IFM-led bid for Melbourne Port under review

The country’s competition watchdog is looking to assess whether a takeover would give IFM too strong a position in the Australian port sector.

The Australian Competition & Consumer Commission is reviewing a bid from a consortium led by Australian fund manager IFM Investors for the 50-year lease of Port of Melbourne. 

The bidding team also comprises Dutch pension fund manager APG Asset Management and Macquarie Infrastructure and Real Assets (MIRA). 

IFM is poised to be the biggest partner in the consortium with a proposed 50-55 percent stake, with APG holding 25-30 percent and MIRA owning the remaining 20 percent. 

ACCC started a review of the proposed merger process on Wednesday. Interested parties are expected to submit their proposals by 17 June, followed by ACCC's announcement of a final decision on 28 July.   

ACCC's investigation is focused on the impact on competition in the context of the stakeholders' existing interests in port-related businesses. 

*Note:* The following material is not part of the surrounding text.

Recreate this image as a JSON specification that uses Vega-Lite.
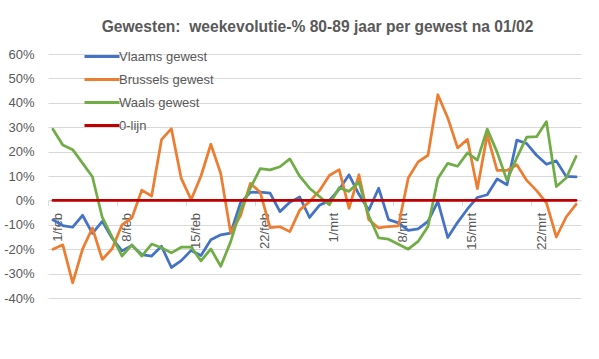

IFM already owns minority interests in Port Botany, Port Kembla and the Port of Brisbane, while APG and MIRA both have a range of indirect interests of less than 5 percent in port-related businesses.

One of the questions being raised by ACCC is whether the bid would lessen competition between the ports IFM already backs and the Port of Melbourne. 

The lease is valued at between $4 billion and $6 billion, which will exceed the book price, Premier Daniel Andrews said on a Bloomberg TV interview. He said the Victoria state is “very confident” with the auction. 

The IFM consortium will be up against a group of investors comprising Australia's QIC , New York-based  Global Infrastructure Partners and Canada's Borealis Infrastructure  as well as a consortium of Chinese investors led by a Zhejiang port group, according to reports. 

Another consortium including Australia's Hastings , Kuwait's Wren House Infrastructure and Canada's pension  Alberta  has reportedly dropped out of the bidding. 

The proceeds of the privatisation are earmarked for the development of a new Melbourne underground rail tunnel and the removal of 50 rail level crossings. This latter project is expected to cost up to $4.3 billion.